Passing on the Benedictine tradition
By Mary Garrigan
Julia O’Neil-King became the first lay director of the St. Martin Monastery Oblates during a “Passing on the Tradition” ceremony on May 21, 2022, that honored the group’s past and looked to its future.
Ever since the late Sr. Marmion Howe, OSB, began the oblate program in the 1980s, it has been led by a professed Benedictine sister, including Sr. Lorane Coffin, OSB, and outgoing Oblate Director Sr. Therese Marie Furois, OSB. Under her leadership, the group began a months-long process of discernment and discussion last year after the sisters decided that due to their age and declining numbers they were no longer able to provide the necessary leadership.
Sister Jennifer Kehrwald, OSB, the monastery’s administrator, told the group that while the change to lay leadership was an important and historic moment for the oblates, it should be viewed as just one of many moments in the long history of Benedictines in the Black Hills. The sisters and oblates are part of 133 years of Benedictine presence in western South Dakota.

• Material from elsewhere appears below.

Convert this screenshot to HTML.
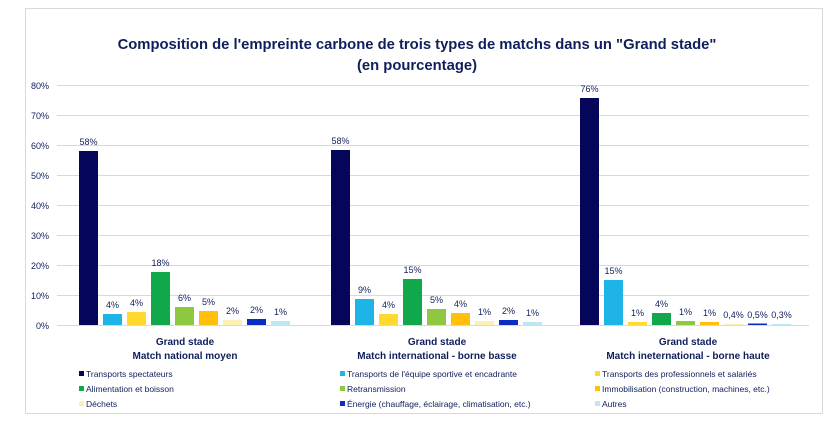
<!DOCTYPE html>
<html><head><meta charset="utf-8"><style>
body{margin:0;background:#fff;}
svg{display:block;font-family:"Liberation Sans",sans-serif;}
</style></head><body>
<svg width="834" height="426" viewBox="0 0 834 426">
<rect x="25.5" y="8.5" width="797" height="405" fill="#fff" stroke="#d9d9d9"/>
<text x="417" y="49" text-anchor="middle" font-size="14.8" font-weight="bold" fill="#0f1f5c">Composition de l'empreinte carbone de trois types de matchs dans un "Grand stade"</text>
<text x="417" y="70" text-anchor="middle" font-size="14.8" font-weight="bold" fill="#0f1f5c">(en pourcentage)</text>
<g stroke="#d9d9d9" stroke-width="1">
<line x1="57" x2="809" y1="85.5" y2="85.5"/><line x1="57" x2="809" y1="115.5" y2="115.5"/><line x1="57" x2="809" y1="145.5" y2="145.5"/><line x1="57" x2="809" y1="175.5" y2="175.5"/><line x1="57" x2="809" y1="205.5" y2="205.5"/><line x1="57" x2="809" y1="235.5" y2="235.5"/><line x1="57" x2="809" y1="265.5" y2="265.5"/><line x1="57" x2="809" y1="295.5" y2="295.5"/><line x1="57" x2="809" y1="325.5" y2="325.5"/>
</g>
<g font-size="9" fill="#0f1f5c" text-anchor="end">
<text x="49" y="89">80%</text><text x="49" y="119">70%</text><text x="49" y="149">60%</text><text x="49" y="179">50%</text><text x="49" y="209">40%</text><text x="49" y="239">30%</text><text x="49" y="269">20%</text><text x="49" y="299">10%</text><text x="49" y="329">0%</text>
</g>
<g>
<rect x="79" y="151" width="19" height="174" fill="#05055a"/>
<rect x="103" y="314" width="19" height="11" fill="#1eb4e8"/>
<rect x="127" y="312" width="19" height="13" fill="#ffd92e"/>
<rect x="151" y="272" width="19" height="53" fill="#11a84b"/>
<rect x="175" y="307" width="19" height="18" fill="#8dc840"/>
<rect x="199" y="311" width="19" height="14" fill="#ffbf0a"/>
<rect x="223" y="320" width="19" height="5" fill="#fdf0b4"/>
<rect x="247" y="319" width="19" height="6" fill="#0a2ec2"/>
<rect x="271" y="321" width="19" height="4" fill="#bde7f7"/>

<rect x="331" y="150" width="19" height="175" fill="#05055a"/>
<rect x="355" y="299" width="19" height="26" fill="#1eb4e8"/>
<rect x="379" y="314" width="19" height="11" fill="#ffd92e"/>
<rect x="403" y="279" width="19" height="46" fill="#11a84b"/>
<rect x="427" y="309" width="19" height="16" fill="#8dc840"/>
<rect x="451" y="313" width="19" height="12" fill="#ffbf0a"/>
<rect x="475" y="321" width="19" height="4" fill="#fdf0b4"/>
<rect x="499" y="320" width="19" height="5" fill="#0a2ec2"/>
<rect x="523" y="322" width="19" height="3" fill="#bde7f7"/>

<rect x="580" y="98" width="19" height="227" fill="#05055a"/>
<rect x="604" y="280" width="19" height="45" fill="#1eb4e8"/>
<rect x="628" y="322" width="19" height="3" fill="#ffd92e"/>
<rect x="652" y="313" width="19" height="12" fill="#11a84b"/>
<rect x="676" y="321" width="19" height="4" fill="#8dc840"/>
<rect x="700" y="322" width="19" height="3" fill="#ffbf0a"/>
<rect x="724" y="324" width="19" height="1" fill="#fdf0b4"/>
<rect x="748" y="323.5" width="19" height="1.5" fill="#0a2ec2"/>
<rect x="772" y="324" width="19" height="1" fill="#bde7f7"/>
</g>
<g font-size="9" fill="#0f1f5c" text-anchor="middle">
<text x="88.5" y="145">58%</text><text x="112.5" y="308">4%</text><text x="136.5" y="306">4%</text><text x="160.5" y="266">18%</text><text x="184.5" y="301">6%</text><text x="208.5" y="305">5%</text><text x="232.5" y="314">2%</text><text x="256.5" y="313">2%</text><text x="280.5" y="315">1%</text>
<text x="340.5" y="144">58%</text><text x="364.5" y="293">9%</text><text x="388.5" y="308">4%</text><text x="412.5" y="273">15%</text><text x="436.5" y="303">5%</text><text x="460.5" y="307">4%</text><text x="484.5" y="315">1%</text><text x="508.5" y="314">2%</text><text x="532.5" y="316">1%</text>
<text x="589.5" y="92">76%</text><text x="613.5" y="274">15%</text><text x="637.5" y="316">1%</text><text x="661.5" y="307">4%</text><text x="685.5" y="315">1%</text><text x="709.5" y="316">1%</text><text x="733.5" y="318">0,4%</text><text x="757.5" y="318">0,5%</text><text x="781.5" y="318">0,3%</text>
</g>
<g font-size="10" font-weight="bold" fill="#0f1f5c" text-anchor="middle">
<text x="185" y="345">Grand stade</text><text x="185" y="359">Match national moyen</text>
<text x="437" y="345">Grand stade</text><text x="437" y="359">Match international - borne basse</text>
<text x="688" y="345">Grand stade</text><text x="688" y="359">Match ineternational - borne haute</text>
</g>
<g font-size="8.5" fill="#0f1f5c">
<rect x="79" y="371" width="5" height="5" fill="#05055a"/><text x="86" y="377">Transports spectateurs</text>
<rect x="79" y="386" width="5" height="5" fill="#11a84b"/><text x="86" y="392">Alimentation et boisson</text>
<rect x="79" y="401" width="5" height="5" fill="#fdf0b4"/><text x="86" y="407">Déchets</text>
<rect x="340" y="371" width="5" height="5" fill="#1eb4e8"/><text x="347" y="377">Transports de l'équipe sportive et encadrante</text>
<rect x="340" y="386" width="5" height="5" fill="#8dc840"/><text x="347" y="392">Retransmission</text>
<rect x="340" y="401" width="5" height="5" fill="#0a2ec2"/><text x="347" y="407">Énergie (chauffage, éclairage, climatisation, etc.)</text>
<rect x="595" y="371" width="5" height="5" fill="#ffd92e"/><text x="602" y="377">Transports des professionnels et salariés</text>
<rect x="595" y="386" width="5" height="5" fill="#ffbf0a"/><text x="602" y="392">Immobilisation (construction, machines, etc.)</text>
<rect x="595" y="401" width="5" height="5" fill="#bde7f7"/><text x="602" y="407">Autres</text>
</g>
</svg>
</body></html>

“There have been many transitions of one sort or another in the 1,500 years of Benedictine life,” said Sr. Therese Marie. “God has always spoken to us in circumstances and if you are listening, we need to follow these promptings.”
O’Neil-King led the group in remembrances of gifts and gratitude for the oblate program before being installed for a two-year term. During the installation, she promised to “strive to be faithful to God and to lead our Oblates in the way of St. Benedict.”
The St. Martin oblates have 16 active members and novices who will continue to meet monthly at the monastery for the foreseeable future. “We know that things are changing … but as oblates we look forward to that new and changing relationship, but not an ending of our relationship, with the sisters,” O’Neil-King said.
(Writer’s note: Benedictine oblates are lay men and women who promise to live their lives according to values found in the Rule of St. Benedictine, a 1,500-year-old guide to religious life in community.)